Fair fa' your honest Administrate, Great chieftain o' the trainin'-race!
It's time for our annual Administrate Burns Supper, and we're excited. Maybe that's because we don't get out much. But maybe, it's because we get a chance to say thanks to famed Scots poet, Robert Burns.
Starting as a small get together to commemorate the anniversary of his death over 200 years ago, the Burns supper has evolved into a key date on any Scottish event calendar! With poetry, dancing, and haggis a'plenty, it's a must attend for anyone of the tartan persuasion.

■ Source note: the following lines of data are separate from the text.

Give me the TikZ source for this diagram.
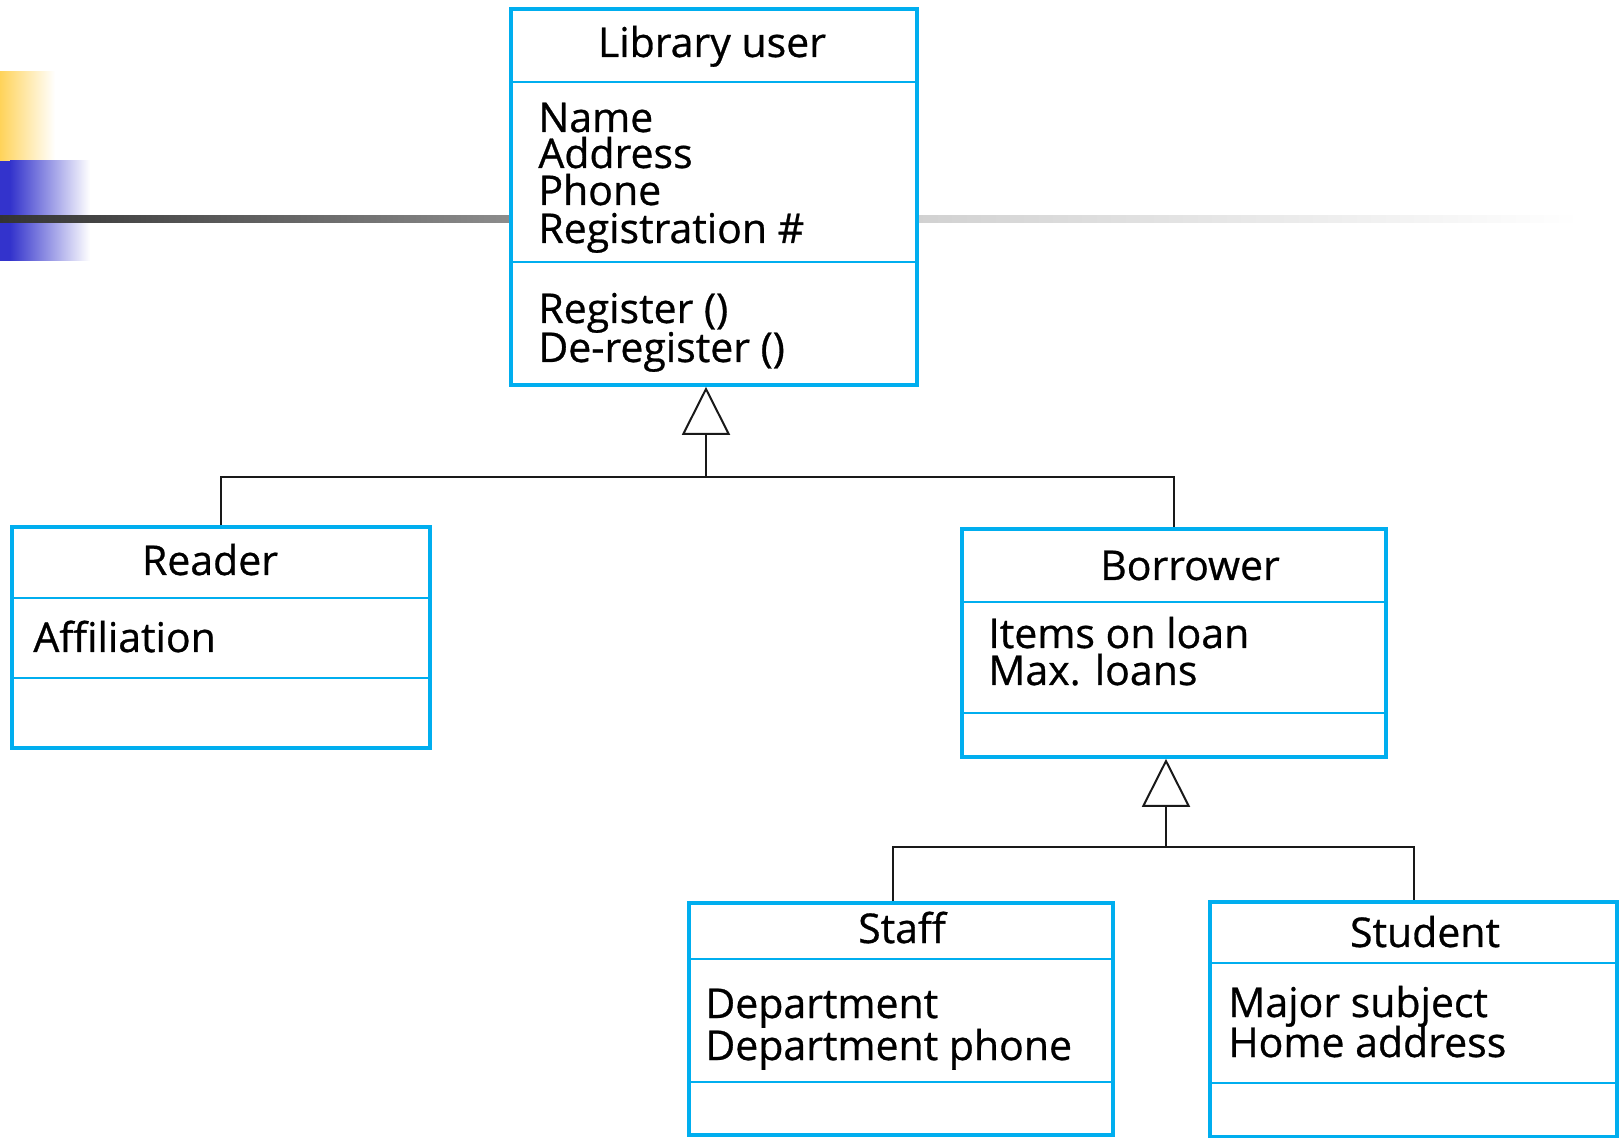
\documentclass[tikz,border=0pt]{standalone}
\usepackage{fontspec}
\setmainfont{Open Sans}[FakeBold=0.7]
\usetikzlibrary{arrows.meta}
\usetikzlibrary{fit}
\definecolor{umlblue}{RGB}{0,174,239}
\definecolor{barblue}{RGB}{51,51,204}
\definecolor{baryellow}{RGB}{255,211,90}

\begin{document}
\begin{tikzpicture}[x=0.5pt,y=-0.5pt,>={Triangle[open,length=24pt,width=24pt]}]
			\tikzstyle{classbox}=[draw=umlblue,line width=1.8pt,fill=white,inner sep=0pt];
			\tikzstyle{divider}=[draw=umlblue,line width=0.8pt];
			\tikzstyle{title}=[anchor=base,inner sep=0pt,font=\fontsize{20.5}{20.5}\selectfont];
			\tikzstyle{attr}=[anchor=base west,inner sep=0pt,font=\fontsize{20.5}{20.5}\selectfont];
			\tikzstyle{conn}=[draw=black!90,line width=1pt,line join=miter];
			\useasboundingbox (0,0) rectangle (1624,1138);
			% slide decoration
			\fill[left color=baryellow,right color=white] (0,72) rectangle (55,161);
			\fill[barblue] (0,161) rectangle (10,261);
			\fill[left color=barblue,right color=white] (10,161) rectangle (90,261);
			\fill[left color=black!80,right color=black!45] (0,216) rectangle (511,223);
			\fill[left color=black!18,right color=white] (917,216) rectangle (1580,223);
			% classes
			\node[classbox,fit={(511,9) (917,385)}](user){};
			\node[classbox,fit={(12,527) (430,748)}](reader){};
			\node[classbox,fit={(962,529) (1386,757)}](borrower){};
			\node[classbox,fit={(689,903) (1113,1135)}](staff){};
			\node[classbox,fit={(1210,902) (1617,1137)}](student){};
			\draw[divider](511,82)--(917,82);
			\draw[divider](511,262)--(917,262);
			\draw[divider](12,598)--(430,598);
			\draw[divider](12,678)--(430,678);
			\draw[divider](962,602)--(1386,602);
			\draw[divider](962,713)--(1386,713);
			\draw[divider](689,959)--(1113,959);
			\draw[divider](689,1082)--(1113,1082);
			\draw[divider](1210,963)--(1617,963);
			\draw[divider](1210,1083)--(1617,1083);
			% texts
			\node[title](user title)at(712,57){Library user};
			\node[attr](user name)at(538,132){Name};
			\node[attr](user address)at(538,168){Address};
			\node[attr](user phone)at(538,205){Phone};
			\node[attr](user reg)at(538,243){Registration \#};
			\node[attr](user op1)at(538,323){Register ()};
			\node[attr](user op2)at(538,362){De-register ()};
			\node[title](reader title)at(210,575){Reader};
			\node[attr](reader aff)at(33,652){Affiliation};
			\node[title](borrower title)at(1190,580){Borrower};
			\node[attr](borrower items)at(988,648){Items on loan};
			\node[attr](borrower max)at(988,685){Max. loans};
			\node[title](staff title)at(902,943){Staff};
			\node[attr](staff dept)at(705,1018){Department};
			\node[attr](staff phone)at(705,1060){Department phone};
			\node[title](student title)at(1425,947){Student};
			\node[attr](student major)at(1228,1017){Major subject};
			\node[attr](student home)at(1228,1057){Home address};
			% generalisation
			\coordinate(j1)at(706,477);
			\coordinate(j2)at(1166,847);
			\draw[conn](reader.north)|-(j1)-|(borrower.north);
			\draw[conn,->](j1)--(j1|-user.south);
			\draw[conn]([xshift=-4pt]staff.north)|-(j2)-|(student.north);
			\draw[conn,->](j2)--(j2|-borrower.south);
		\end{tikzpicture}
\end{document}
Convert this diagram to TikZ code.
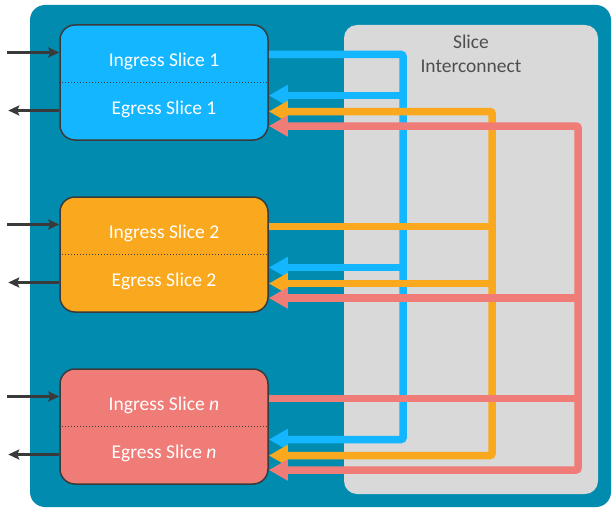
\documentclass[tikz,border=0pt]{standalone}
\usepackage{fontspec}
\setmainfont{Carlito}
\usetikzlibrary{arrows.meta,calc}
\definecolor{switchTeal}{HTML}{018BAF}
\definecolor{interGray}{HTML}{D9D9D9}
\definecolor{sliceBlue}{HTML}{14B6FF}
\definecolor{sliceOrange}{HTML}{FAA91E}
\definecolor{sliceSalmon}{HTML}{F07C78}
\definecolor{edgeDark}{HTML}{3A3A3A}

\begin{document}
\begin{tikzpicture}[
  x=1pt, y=-1pt,
  font=\fontsize{19.5}{24}\selectfont,
  slicebox/.style={draw=edgeDark, line width=1.5pt, rounded corners=15pt, minimum width=208pt, minimum height=115pt, inner sep=0pt},
  slicetext/.style={text=white, inner sep=0pt},
  bus/.style={line width=7.5pt, rounded corners=2pt},
  bustip/.style={-{Triangle[length=19pt,width=20pt]}},
  bustips/.style={{Triangle[length=19pt,width=20pt]}-{Triangle[length=19pt,width=20pt]}},
  portarrow/.style={-{Stealth[length=11pt,width=10pt,inset=2pt]}, line width=2.6pt, draw=edgeDark}
]
  \useasboundingbox (0,0) rectangle (612,508);

  % Switch body and interconnect area
  \fill[switchTeal, rounded corners=15pt] (30,5) rectangle (611,507);
  \fill[interGray, rounded corners=13pt] (344,25) rectangle (598,494);
  \node[text=edgeDark!90, align=center, inner sep=0pt] (xconn) at (471,54) {Slice\\Interconnect};

  % Slices
  \foreach \i/\c/\lbl/\cy in {1/sliceBlue/1/82.5, 2/sliceOrange/2/254.5, 3/sliceSalmon/{\itshape n}/426.5} {
    \node[slicebox, fill=\c] (box\i) at (164,\cy) {};
    \draw[edgeDark, line width=1.2pt, dash pattern=on 1.2pt off 1.8pt] (box\i.west) -- (box\i.east);
    \node[slicetext] (ing\i) at ($(box\i.center)+(0,-21)$) {Ingress Slice \lbl};
    \node[slicetext] (eg\i) at ($(box\i.center)+(0,27)$) {Egress Slice \lbl};
    % external ports
    \coordinate (rx\i) at ($(box\i.west)+(0,-30)$);
    \coordinate (src\i) at ($(rx\i)+(-52,0)$);
    \coordinate (tx\i) at ($(box\i.west)+(0,28)$);
    \coordinate (sink\i) at ($(tx\i)+(-51,0)$);
    \draw[portarrow] (src\i) -- (rx\i);
    \draw[portarrow] (tx\i) -- (sink\i);
    % interconnect ports
    \coordinate (out\i) at ($(box\i.east)+(0,-28)$);
    \coordinate (inB\i) at ($(box\i.east)+(0,13)$);
    \coordinate (inO\i) at ($(box\i.east)+(0,29)$);
    \coordinate (inS\i) at ($(box\i.east)+(0,43.5)$);
  }

  % Bus columns
  \coordinate (busBlue) at (403,0);
  \coordinate (busOrange) at (492,0);
  \coordinate (busSalmon) at (578,0);

  % Slice 1 fan-out
  \draw[bus, bustip, draw=sliceBlue] (out1) -| (busBlue |- inB3) -- (inB3);
  \draw[bus, bustip, draw=sliceBlue] (busBlue |- inB1) -- (inB1);
  \draw[bus, bustip, draw=sliceBlue] (busBlue |- inB2) -- (inB2);

  % Slice 2 fan-out
  \draw[bus, bustips, draw=sliceOrange] (inO1) -| (busOrange |- inO3) -- (inO3);
  \draw[bus, draw=sliceOrange] (out2) -- (busOrange |- out2);
  \draw[bus, bustip, draw=sliceOrange] (busOrange |- inO2) -- (inO2);

  % Slice n fan-out
  \draw[bus, bustips, draw=sliceSalmon] (inS1) -| (busSalmon |- inS3) -- (inS3);
  \draw[bus, draw=sliceSalmon] (out3) -- (busSalmon |- out3);
  \draw[bus, bustip, draw=sliceSalmon] (busSalmon |- inS2) -- (inS2);

\end{tikzpicture}
\end{document}
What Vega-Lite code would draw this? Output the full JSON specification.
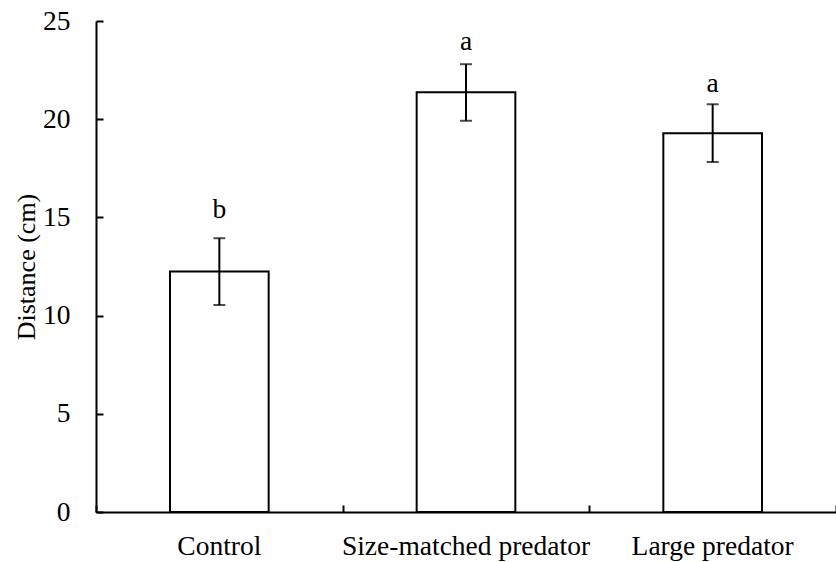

We like to think our blog shares useful advice, so today, we're going to continue that tradition with 5 tips to survive a Burns Supper.
Don't Ask What You're Eating
It's pretty simple really. Tatties, are potatoes. Neeps, are turnips. And Haggis...well. Click here if you dare.
Nobody really knows all the steps. Start by pretending you do. Then drink until you're sure you do.
Talk To Each Other
Been asked to give a toast? Or take part in the address to the Lassies/reply to the Laddies? Make sure your opposite number knows what's going to be said in advance - don't hurt someone's feelings!
Leave the t-shirt and jeans at home!
Learn To Love The Pipes
Whether you want to or not, you're going to hear bagpipes. Learn to love them!
And that's all you need to know! Pour your whisky, iron your kilt, get out there and have fun!